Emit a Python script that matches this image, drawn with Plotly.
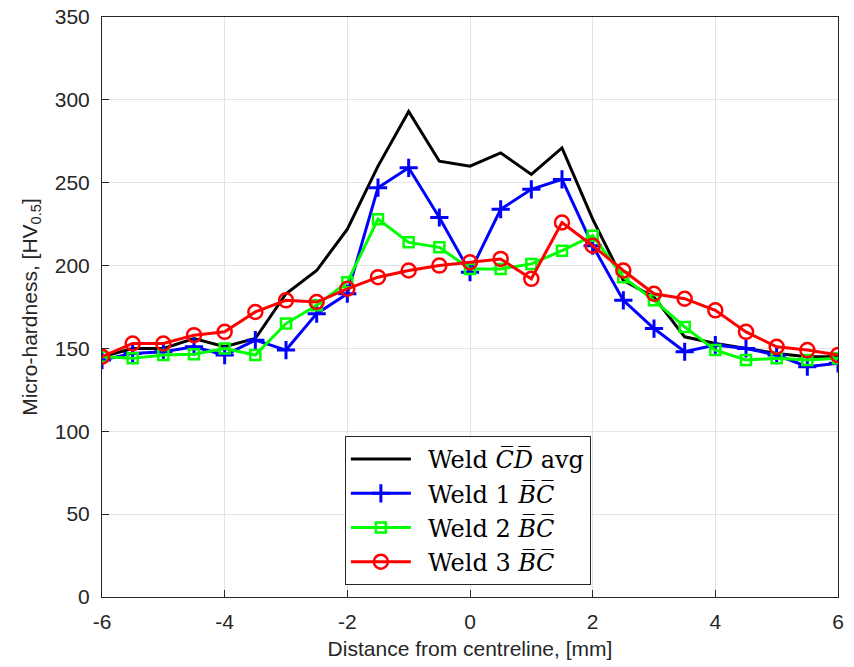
import plotly.graph_objects as go

distance = [-6, -5.5, -5, -4.5, -4, -3.5, -3, -2.5, -2, -1.5, -1, -0.5, 0,
            0.5, 1, 1.5, 2, 2.5, 3, 3.5, 4, 4.5, 5, 5.5, 6]

weld_cd_avg = [145, 150, 150, 156, 151, 156, 183, 197, 222, 260, 293, 263, 260,
               268, 255, 271, 228, 191, 181, 157, 153, 150, 147, 145, 145]
weld1_bc = [143, 147, 148, 151, 146, 155, 149, 171, 183, 247, 259, 229, 196,
            234, 246, 252, 212, 179, 162, 148, 152, 150, 146, 139, 141]
weld2_bc = [145, 144, 146, 146.5, 150, 146, 165, 176, 190, 228, 214, 211, 198,
            198, 201, 209, 218, 193, 179, 163, 149, 143, 144, 143, 144]
weld3_bc = [145, 153, 153, 158, 160, 172, 179, 178, 186, 193, 197, 200, 202,
            204, 192, 226, 212, 197, 183, 180, 173, 160, 151, 149, 146]

x_ticks = [-6, -4, -2, 0, 2, 4, 6]
y_ticks = [0, 50, 100, 150, 200, 250, 300, 350]

OL = "\u0305"
def over(s):
    return "".join(c + OL for c in s)

PAD = "\u2002"

fig = go.Figure()
fig.add_trace(go.Scatter(x=distance, y=weld_cd_avg, mode="lines",
                         line=dict(color="black", width=3),
                         name=PAD + "Weld <i>" + over("CD") + "</i> avg"))
fig.add_trace(go.Scatter(x=distance, y=weld1_bc, mode="lines+markers",
                         line=dict(color="#0000ff", width=3),
                         marker=dict(symbol="cross-thin-open", size=13,
                                     line=dict(color="#0000ff", width=3)),
                         name=PAD + "Weld 1 <i>" + over("BC") + "</i>"))
fig.add_trace(go.Scatter(x=distance, y=weld2_bc, mode="lines+markers",
                         line=dict(color="#00ff00", width=3),
                         marker=dict(symbol="square-open", size=10,
                                     line=dict(color="#00ff00", width=2.5)),
                         name=PAD + "Weld 2 <i>" + over("BC") + "</i>"))
fig.add_trace(go.Scatter(x=distance, y=weld3_bc, mode="lines+markers",
                         line=dict(color="#ff0000", width=3),
                         marker=dict(symbol="circle-open", size=14,
                                     line=dict(color="#ff0000", width=2.5)),
                         name=PAD + "Weld 3 <i>" + over("BC") + "</i>"))

axis_common = dict(showline=True, linecolor="#262626", linewidth=1, mirror=True,
                   ticks="inside", ticklen=7, tickcolor="#262626",
                   showgrid=True, gridcolor="#e3e3e3", gridwidth=1,
                   zeroline=False, automargin=False,
                   tickfont=dict(family="Liberation Sans, Arial", size=21, color="#262626"))

fig.update_xaxes(range=[-6, 6], tickvals=x_ticks, ticktext=[str(v) for v in x_ticks],
                 ticklabelstandoff=6,
                 title=dict(text="Distance from centreline, [mm]", standoff=9,
                            font=dict(family="Liberation Sans, Arial", size=21, color="#262626")),
                 **axis_common)
fig.update_yaxes(range=[0, 350], tickvals=y_ticks, ticktext=[str(v) for v in y_ticks],
                 ticklabelstandoff=7,
                 title=dict(text="Micro-hardness, [HV<sub>0.5</sub>]", standoff=11,
                            font=dict(family="Liberation Sans, Arial", size=21, color="#262626")),
                 **axis_common)

fig.update_layout(
    width=854, height=667,
    margin=dict(l=102, r=16, t=17, b=70, autoexpand=False),
    paper_bgcolor="white", plot_bgcolor="white",
    showlegend=True,
    legend=dict(x=0.330, y=0.2776, xanchor="left", yanchor="top",
                bgcolor="white", bordercolor="#262626", borderwidth=1,
                font=dict(family="DejaVu Serif, Liberation Serif", size=24, color="black"),
                tracegroupgap=0, itemwidth=60),
)

fig.write_html("out.html", config={"displayModeBar": False},
               post_script="document.body.style.margin='0';")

TASK STATEMENT: Begin at the top of the material above and output each line exactly, stopping after the line that holds "4.5, 5, 5.5, 6]". Leave out pictures.

CORRECT RESULT:
Emit a Python script that matches this image, drawn with Plotly.
import plotly.graph_objects as go

distance = [-6, -5.5, -5, -4.5, -4, -3.5, -3, -2.5, -2, -1.5, -1, -0.5, 0,
            0.5, 1, 1.5, 2, 2.5, 3, 3.5, 4, 4.5, 5, 5.5, 6]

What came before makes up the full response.